------ Given data

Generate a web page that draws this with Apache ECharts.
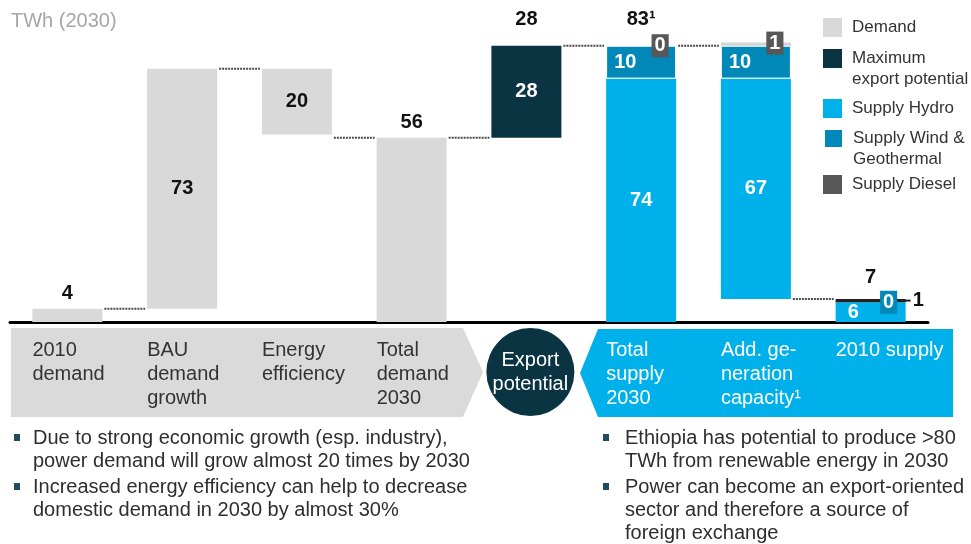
<!DOCTYPE html>
<html>
<head>
<meta charset="utf-8">
<script src="https://cdn.jsdelivr.net/npm/echarts@6/dist/echarts.min.js"></script>
<style>
html, body { margin: 0; padding: 0; background: #fff; }
#chart { width: 971px; height: 544px; }
</style>
</head>
<body>
<div id="chart"></div>
<script>
// TWh, 2030 waterfall: demand build-up vs supply
const categories = ['2010\ndemand', 'BAU\ndemand\ngrowth', 'Energy\nefficiency', 'Total\ndemand\n2030', 'Export\npotential', 'Total\nsupply\n2030', 'Add. ge-\nneration\ncapacity¹', '2010 supply']
const floatBase = [0, 4, 57, 0, 56, 0, 7, 0]
const demand = [4, 73, 20, 56, null, null, null, null]
const exportPotential = [null, null, null, null, 28, null, null, null]
const supplyHydro = [null, null, null, null, null, 74, 67, 6]
const supplyWind = [null, null, null, null, null, 10, 10, 0]
const supplyDiesel = [null, null, null, null, null, 0, 1, 1]
const connectorLevels = [4, 77, 56, 56, 84, 84, 7]
const totalLabels = ['', '', '', '', '28', '83¹', '', '7']
const leftNotes = [
  'Due to strong economic growth (esp. industry),\npower demand will grow almost 20 times by 2030',
  'Increased energy efficiency can help to decrease\ndomestic demand in 2030 by almost 30%'
]
const rightNotes = [
  'Ethiopia has potential to produce >80\nTWh from renewable energy in 2030',
  'Power can become an export-oriented\nsector and therefore a source of\nforeign exchange'
]

const FONT = "'Liberation Sans', Arial, sans-serif"
const C = {
  demand: '#d9d9d9',
  export: '#0b3443',
  hydro: '#00b0ea',
  wind: '#0088b8',
  diesel: '#575757',
  text: '#2b2b2b'
}
// a leading blank line keeps the first text line level with the legend square
const legendNames = {
  'Demand': 'Demand',
  'Maximum export potential': '\nMaximum\nexport potential',
  'Supply Hydro': 'Supply Hydro',
  'Supply Wind & Geothermal': '\nSupply Wind &\nGeothermal',
  'Supply Diesel': 'Supply Diesel'
}

const chart = echarts.init(document.getElementById('chart'))

const valueLabel = { show: true, fontFamily: FONT, fontSize: 20, fontWeight: 'bold' }
const boxLabel = (bg, dx, dy) => ({
  show: true, position: 'inside', offset: [dx, dy], color: '#fff', backgroundColor: bg,
  padding: [2, 3, 1, 3], fontFamily: FONT, fontSize: 20, fontWeight: 'bold'
})

const stackTop = categories.map((_, i) =>
  [floatBase, demand, exportPotential, supplyHydro, supplyWind, supplyDiesel]
    .reduce((s, arr) => s + (arr[i] || 0), 0))

const legendItem = (name, top) => ({
  data: [name], left: 823, top, orient: 'vertical', padding: 0,
  itemWidth: 19, itemHeight: 19, icon: 'rect', selectedMode: false,
  formatter: n => legendNames[n],
  textStyle: {
    fontFamily: FONT, fontSize: 17, color: '#333', lineHeight: 21,
    padding: [0, 0, 0, 5]
  }
})

const option = {
  animation: false,
  title: {
    text: 'TWh (2030)', left: 11, top: 11, padding: 0,
    textStyle: { fontFamily: FONT, fontSize: 20, fontWeight: 'normal', color: '#a6a6a6' }
  },
  legend: [
    legendItem('Demand', 17),
    legendItem('Maximum export potential', 27),
    legendItem('Supply Hydro', 98),
    legendItem('Supply Wind & Geothermal', 107),
    legendItem('Supply Diesel', 174)
  ],
  grid: { left: 10, right: 43, top: 26, bottom: 222 },
  xAxis: {
    type: 'category',
    data: categories,
    axisLine: { lineStyle: { color: '#000', width: 3 } },
    axisTick: { show: false },
    axisLabel: { show: false }
  },
  yAxis: { type: 'value', min: 0, max: 90, show: false },
  series: [
    {
      name: 'base', type: 'bar', stack: 'w', barWidth: 70, silent: true,
      itemStyle: { color: 'transparent' },
      data: floatBase
    },
    {
      name: 'Demand', type: 'bar', stack: 'w',
      itemStyle: { color: C.demand },
      label: { ...valueLabel, color: '#111' },
      data: demand.map((v, i) => v == null ? null : {
        value: v, label: { position: (i === 0 || i === 3) ? 'top' : 'inside' }
      })
    },
    {
      name: 'Maximum export potential', type: 'bar', stack: 'w',
      itemStyle: { color: C.export },
      label: { ...valueLabel, position: 'inside', color: '#fff' },
      data: exportPotential
    },
    {
      name: 'Supply Hydro', type: 'bar', stack: 'w',
      itemStyle: { color: C.hydro },
      label: { ...valueLabel, position: 'inside', color: '#fff' },
      data: supplyHydro.map((v, i) => v == null ? null : (i === 7
        ? { value: v, label: { position: 'insideLeft', distance: 12 } }
        : v))
    },
    {
      name: 'Supply Wind & Geothermal', type: 'bar', stack: 'w',
      itemStyle: { color: C.wind, borderColor: '#fff', borderWidth: 1 },
      label: { ...valueLabel, position: 'insideLeft', distance: 8, color: '#fff' },
      data: supplyWind.map((v, i) => v == null ? null : (i === 7
        ? { value: v, itemStyle: { borderWidth: 0 }, label: boxLabel(C.wind, 18, 0) }
        : v))
    },
    {
      name: 'Supply Diesel', type: 'bar', stack: 'w',
      itemStyle: { color: C.diesel },
      data: supplyDiesel.map((v, i) => {
        if (v == null) return null
        if (i === 7) {
          return {
            value: v, itemStyle: { color: '#222' },
            label: {
              show: true, position: 'right', offset: [-12, 0],
              formatter: '{l|}{v|{c}}',
              rich: {
                l: { width: 12, height: 2, backgroundColor: '#222' },
                v: { fontFamily: FONT, fontSize: 20, fontWeight: 'bold', color: '#111', padding: [0, 0, 0, 2] }
              }
            }
          }
        }
        return {
          value: v,
          itemStyle: i === 6 ? { color: '#d4d4d4' } : undefined,
          label: boxLabel(C.diesel, 19, i === 6 ? -1 : 0)
        }
      })
    },
    {
      name: 'connectors', type: 'custom', silent: true, z: 1,
      encode: { x: 0, y: 1 },
      data: connectorLevels.map((v, i) => [i, v]),
      renderItem: (params, api) => {
        const p0 = api.coord([api.value(0), api.value(1)])
        const p1 = api.coord([api.value(0) + 1, api.value(1)])
        return {
          type: 'line',
          shape: { x1: p0[0] + 37, y1: p0[1], x2: p1[0] - 37, y2: p1[1] },
          style: { stroke: '#4a4a4a', lineWidth: 2, lineDash: [2, 1] }
        }
      }
    },
    {
      name: 'totals', type: 'custom', silent: true,
      encode: { x: 0, y: 1 },
      data: totalLabels.map((t, i) => [i, stackTop[i]]).filter((d, i) => totalLabels[i] !== ''),
      renderItem: (params, api) => {
        const idx = api.value(0)
        const p = api.coord([idx, api.value(1)])
        return {
          type: 'text',
          style: {
            text: totalLabels[idx], x: p[0], y: p[1] - (idx === 7 ? 21 : 26),
            align: 'center', verticalAlign: 'middle',
            font: 'bold 20px ' + FONT, fill: '#111'
          }
        }
      }
    }
  ]
}

chart.setOption(option)

// band under the axis with category names, bullets below
const xAt = i => chart.convertToPixel({ xAxisIndex: 0 }, i)
const half = 35
const graphics = [
  {
    type: 'polygon', z: 0,
    shape: { points: [[11, 328], [463, 328], [483, 372], [463, 417], [11, 417]] },
    style: { fill: '#dadada' }
  },
  {
    type: 'polygon', z: 0,
    shape: { points: [[598, 329], [953, 329], [953, 417], [598, 417], [580, 373]] },
    style: { fill: C.hydro }
  },
  {
    type: 'circle', z: 1,
    shape: { cx: xAt(4) + 4, cy: 372, r: 44 },
    style: { fill: C.export }
  }
]
categories.forEach((name, i) => {
  if (i === 4) {
    graphics.push({
      type: 'text', z: 2,
      style: {
        text: name, x: xAt(i) + 4, y: 372, align: 'center', verticalAlign: 'middle',
        font: '20px ' + FONT, lineHeight: 24, fill: '#fff'
      }
    })
    return
  }
  graphics.push({
    type: 'text', z: 2,
    style: {
      text: name, x: xAt(i) - half, y: 338, align: 'left', verticalAlign: 'top',
      font: '20px ' + FONT, lineHeight: 24, fill: i < 4 ? '#333' : '#fff'
    }
  })
})
const addNotes = (notes, bulletX, textX) => {
  let y = 427
  notes.forEach(n => {
    graphics.push({ type: 'rect', shape: { x: bulletX, y: y + 7, width: 6, height: 7 }, style: { fill: '#1f4c5e' } })
    graphics.push({
      type: 'text',
      style: { text: n, x: textX, y, align: 'left', verticalAlign: 'top', font: '20px ' + FONT, lineHeight: 23, fill: '#2e2e2e' }
    })
    y += n.split('\n').length * 23 + 3
  })
}
addNotes(leftNotes, 14, 33)
addNotes(rightNotes, 603, 625)

chart.setOption({ graphic: graphics })
</script>
</body>
</html>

------------

- _What this task involves_: Leave out the pictures and repeat exactly the lines from the start of the material through the line that contains "const chart = echarts.init(document.getElementById('chart'))", both included.

- _Answer in full_:
Generate a web page that draws this with Apache ECharts.
<!DOCTYPE html>
<html>
<head>
<meta charset="utf-8">
<script src="https://cdn.jsdelivr.net/npm/echarts@6/dist/echarts.min.js"></script>
<style>
html, body { margin: 0; padding: 0; background: #fff; }
#chart { width: 971px; height: 544px; }
</style>
</head>
<body>
<div id="chart"></div>
<script>
// TWh, 2030 waterfall: demand build-up vs supply
const categories = ['2010\ndemand', 'BAU\ndemand\ngrowth', 'Energy\nefficiency', 'Total\ndemand\n2030', 'Export\npotential', 'Total\nsupply\n2030', 'Add. ge-\nneration\ncapacity¹', '2010 supply']
const floatBase = [0, 4, 57, 0, 56, 0, 7, 0]
const demand = [4, 73, 20, 56, null, null, null, null]
const exportPotential = [null, null, null, null, 28, null, null, null]
const supplyHydro = [null, null, null, null, null, 74, 67, 6]
const supplyWind = [null, null, null, null, null, 10, 10, 0]
const supplyDiesel = [null, null, null, null, null, 0, 1, 1]
const connectorLevels = [4, 77, 56, 56, 84, 84, 7]
const totalLabels = ['', '', '', '', '28', '83¹', '', '7']
const leftNotes = [
  'Due to strong economic growth (esp. industry),\npower demand will grow almost 20 times by 2030',
  'Increased energy efficiency can help to decrease\ndomestic demand in 2030 by almost 30%'
]
const rightNotes = [
  'Ethiopia has potential to produce >80\nTWh from renewable energy in 2030',
  'Power can become an export-oriented\nsector and therefore a source of\nforeign exchange'
]

const FONT = "'Liberation Sans', Arial, sans-serif"
const C = {
  demand: '#d9d9d9',
  export: '#0b3443',
  hydro: '#00b0ea',
  wind: '#0088b8',
  diesel: '#575757',
  text: '#2b2b2b'
}
// a leading blank line keeps the first text line level with the legend square
const legendNames = {
  'Demand': 'Demand',
  'Maximum export potential': '\nMaximum\nexport potential',
  'Supply Hydro': 'Supply Hydro',
  'Supply Wind & Geothermal': '\nSupply Wind &\nGeothermal',
  'Supply Diesel': 'Supply Diesel'
}

const chart = echarts.init(document.getElementById('chart'))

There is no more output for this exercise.